Written problem: Extract all lines containing "this".

Material:
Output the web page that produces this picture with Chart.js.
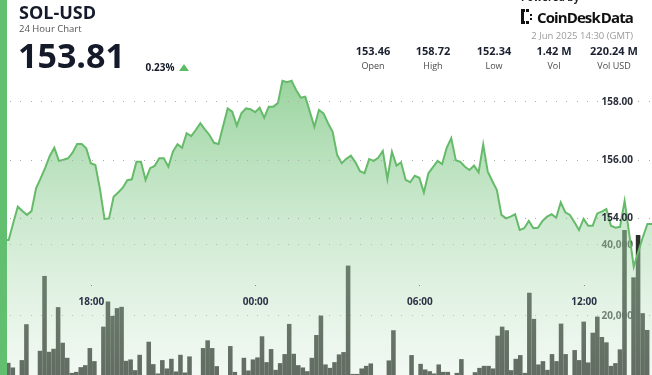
<!DOCTYPE html>
<html>
<head>
<meta charset="utf-8">
<script src="https://cdn.jsdelivr.net/npm/chart.js@4.4.1/dist/chart.umd.min.js"></script>
<style>
body{margin:0;width:652px;height:375px;overflow:hidden;background:#fff;position:relative;font-family:"Open Sans",sans-serif;color:#141a29}
#wrap{position:absolute;left:-5px;top:0;width:657px;height:375px}
.t{position:absolute;line-height:1;white-space:nowrap}
#strip{position:absolute;left:0;top:0;width:7px;height:375px;background:#62bf70}
.col{position:absolute;width:70px;text-align:center}
.val{top:45px;font-size:11px;font-weight:700;color:#1a2030}
.lab{top:61.3px;font-size:9px;color:#4a4a4a}
#tri{position:absolute;left:179px;top:64px;width:0;height:0;border-left:5px solid transparent;border-right:5px solid transparent;border-bottom:7px solid #5dbb63}
</style>
</head>
<body>
<div id="wrap"><canvas id="chart" width="657" height="375"></canvas></div>
<div id="strip"></div>
<div class="t" style="left:19px;top:3px;font-size:18px;font-weight:700">SOL-USD</div>
<div class="t" style="left:19px;top:23.6px;font-size:9.5px;color:#555">24 Hour Chart</div>
<div class="t" style="left:18px;top:38px;font-size:34px;font-weight:700">153.81</div>
<div class="t" style="left:145.5px;top:61.8px;font-size:10px;font-weight:700">0.23%</div>
<div id="tri"></div>

<div class="t" style="left:521px;top:-8.5px;font-size:10px;font-weight:700;color:#222">Powered by</div>
<svg style="position:absolute;left:521px;top:9px" width="13" height="15">
<rect x="0" y="0" width="4" height="3" fill="#111"/><rect x="5" y="0" width="3" height="3" fill="#111"/>
<rect x="0" y="3" width="3" height="9" fill="#111"/>
<rect x="0" y="12" width="4" height="3" fill="#111"/><rect x="5" y="12" width="3" height="3" fill="#111"/>
<rect x="9" y="5" width="2" height="2" fill="#111"/><rect x="9" y="9" width="2" height="2" fill="#111"/>
</svg>
<div class="t" style="left:537px;top:10px;font-size:15px;font-weight:700;letter-spacing:-0.9px;color:#111">CoinDesk<span style="margin-left:1px">Data</span></div>
<div class="t" style="right:19px;top:30.9px;font-size:9.5px;color:#9b9b9b">2 Jun 2025 14:30 (GMT)</div>

<div class="t col val" style="left:338px">153.46</div>
<div class="t col lab" style="left:338px">Open</div>
<div class="t col val" style="left:398px">158.72</div>
<div class="t col lab" style="left:398px">High</div>
<div class="t col val" style="left:459px">152.34</div>
<div class="t col lab" style="left:459px">Low</div>
<div class="t col val" style="left:519px">1.42 M</div>
<div class="t col lab" style="left:519px">Vol</div>
<div class="t col val" style="left:579px">220.24 M</div>
<div class="t col lab" style="left:579px">Vol USD</div>

<script>
var timeLabels = [];
for (var i = 0; i < 145; i++) {
	var m = (14 * 60 + 30 + i * 10) % 1440;
	timeLabels.push(('0' + Math.floor(m / 60)).slice(-2) + ':' + ('0' + (m % 60)).slice(-2));
}
var timeTicks = ['18:00', '00:00', '06:00', '12:00'];
var priceTicks = [154, 156, 158];
var volumeTicks = [20000, 40000];

var prices = [153.22,153.29,153.26,153.26,153.84,154.40,154.25,154.12,154.25,155.03,
	155.37,155.73,156.14,156.42,155.97,156.01,156.06,156.25,156.55,156.55,
	156.40,155.89,155.83,155.01,153.98,154.00,154.74,154.89,155.05,155.31,
	155.34,155.94,155.94,155.32,155.72,155.80,156.06,156.06,155.77,156.29,
	156.54,156.42,156.92,156.82,157.03,157.26,157.05,156.86,156.59,156.55,
	157.17,157.77,157.66,157.18,157.60,157.77,157.74,157.64,157.79,157.45,
	157.83,157.83,157.95,158.72,158.67,158.72,158.40,158.14,158.17,157.66,
	157.14,157.72,157.60,157.26,156.97,156.17,155.89,156.04,156.15,155.92,
	155.62,155.55,156.03,155.97,156.08,156.31,155.35,156.29,155.81,155.92,
	155.32,155.24,155.46,155.39,154.89,155.55,155.76,155.97,155.86,156.42,
	156.75,155.99,155.94,155.77,155.66,155.81,155.58,156.54,155.60,155.28,
	154.97,154.12,154.00,154.06,154.14,153.60,153.66,153.91,153.66,153.68,
	153.91,154.06,154.14,154.02,154.55,154.21,154.12,153.87,153.60,153.98,
	153.75,153.75,154.17,154.23,154.32,153.75,153.68,153.71,154.60,153.48,
	152.34,152.86,153.36,153.81,153.81];

var volumes = [3000,3000,6705,5403,2000,7469,17568,2000,2000,10100,
	31147,9817,10665,22377,12363,8119,3876,4159,5488,6054,
	10863,7186,2000,16889,23962,19916,22094,22462,7271,7667,
	4640,8968,2000,12646,6337,3706,7469,5120,7836,4272,
	8968,3989,8515,2000,2000,10863,13042,10863,5771,2000,
	2000,11429,4159,2000,8119,4555,7667,8232,14173,6903,
	10580,4724,6620,9166,17653,9251,6054,5403,4357,8119,
	14541,20001,6252,5290,6903,9081,9732,34061,3593,3593,
	5120,5856,6535,2000,2000,2000,7384,15871,2000,2000,
	2000,8883,2000,6422,4838,4357,3706,6252,4159,4159,
	2000,3876,7751,2000,2000,4074,5290,5856,5856,5120,
	14343,16889,15871,4640,7836,8883,3876,26423,19067,6252,
	7186,4724,9166,7186,17738,9166,2000,10298,7469,18304,
	6818,15192,19718,13975,12476,5856,6620,10496,44048,2000,
	30751,42633,20680,15956,2000];

function dotRow(ctx, area, y) {
	for (var x = 4.7; x < area.right; x += 10.3) {
		ctx.fillRect(Math.round(x), Math.floor(y), 1, 1);
	}
}

var axisText = {
	id: 'axisText',
	beforeDatasetsDraw: function(chart) {
		var ctx = chart.ctx, area = chart.chartArea, yv = chart.scales.yv;
		ctx.save();
		ctx.font = 'bold 10px "Open Sans"';
		ctx.textAlign = 'right';
		ctx.textBaseline = 'middle';
		yv.ticks.forEach(function(t) {
			var y = yv.getPixelForValue(t.value);
			ctx.fillStyle = '#b4b4b4';
			dotRow(ctx, area, y);
			ctx.fillStyle = '#3a3f3a';
			ctx.fillText(t.value.toLocaleString('en-US'), area.right - 19, y);
		});
		ctx.restore();
	},
	afterDatasetsDraw: function(chart) {
		var ctx = chart.ctx, area = chart.chartArea, y = chart.scales.y, x = chart.scales.x;
		ctx.save();
		ctx.font = 'bold 10px "Open Sans"';
		ctx.textAlign = 'right';
		ctx.textBaseline = 'middle';
		y.ticks.forEach(function(t) {
			var py = y.getPixelForValue(t.value);
			ctx.fillStyle = '#aaaaaa';
			dotRow(ctx, area, py);
			ctx.fillStyle = '#2a2f3a';
			ctx.fillText(t.value.toFixed(2), area.right - 19, py);
		});
		ctx.textAlign = 'center';
		ctx.textBaseline = 'alphabetic';
		timeTicks.forEach(function(lbl) {
			var px = x.getPixelForValue(timeLabels.indexOf(lbl));
			ctx.fillStyle = '#888';
			ctx.fillRect(Math.round(px), 285, 1, 1);
			ctx.fillStyle = '#2b3245';
			ctx.fillText(lbl, px + 0.5, 305);
		});
		ctx.restore();
	}
};

var ctx = document.getElementById('chart').getContext('2d');
var chart = new Chart(ctx, {
	type : 'bar',
	data : {
		labels : timeLabels,
		datasets : [ {
			type : 'line',
			label : 'Price',
			data : prices,
			xAxisID : 'x',
			yAxisID : 'y',
			borderColor : '#66bb6a',
			borderWidth : 2,
			pointRadius : 0,
			tension : 0,
			fill : 'start',
			backgroundColor : function(c) {
				var a = c.chart.chartArea;
				if (!a) return 'rgba(102,187,106,0.4)';
				var g = c.chart.ctx.createLinearGradient(0, 80, 0, a.bottom);
				g.addColorStop(0, 'rgba(112,194,119,0.7)');
				g.addColorStop(1, 'rgba(212,235,215,0.32)');
				return g;
			},
			order : 0
		}, {
			type : 'bar',
			label : 'Volume',
			data : volumes,
			xAxisID : 'xb',
			yAxisID : 'yv',
			backgroundColor : '#2c302b',
			borderWidth : 0,
			barThickness : 3.9,
			order : 1
		} ]
	},
	options : {
		responsive : false,
		animation : false,
		devicePixelRatio : 1,
		layout : { padding : 0 },
		plugins : {
			legend : { display : false },
			tooltip : { enabled : false }
		},
		scales : {
			x : { type : 'category', display : false, offset : false },
			xb : { type : 'category', display : false, offset : true },
			y : {
				display : false, min : 148.631, max : 161.486,
				afterBuildTicks : function(s) { s.ticks = priceTicks.map(function(v) { return { value : v }; }); }
			},
			yv : {
				display : false, min : 3376, max : 108862,
				afterBuildTicks : function(s) { s.ticks = volumeTicks.map(function(v) { return { value : v }; }); }
			}
		}
	},
	plugins : [ axisText ]
});
</script>
</body>
</html>
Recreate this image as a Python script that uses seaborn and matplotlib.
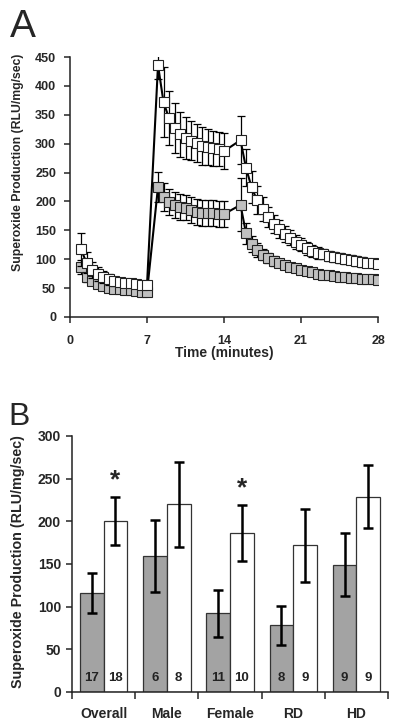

Reply:
Output the web page that produces this picture with Chart.js.
Recreate this image as a Python script that uses seaborn and matplotlib.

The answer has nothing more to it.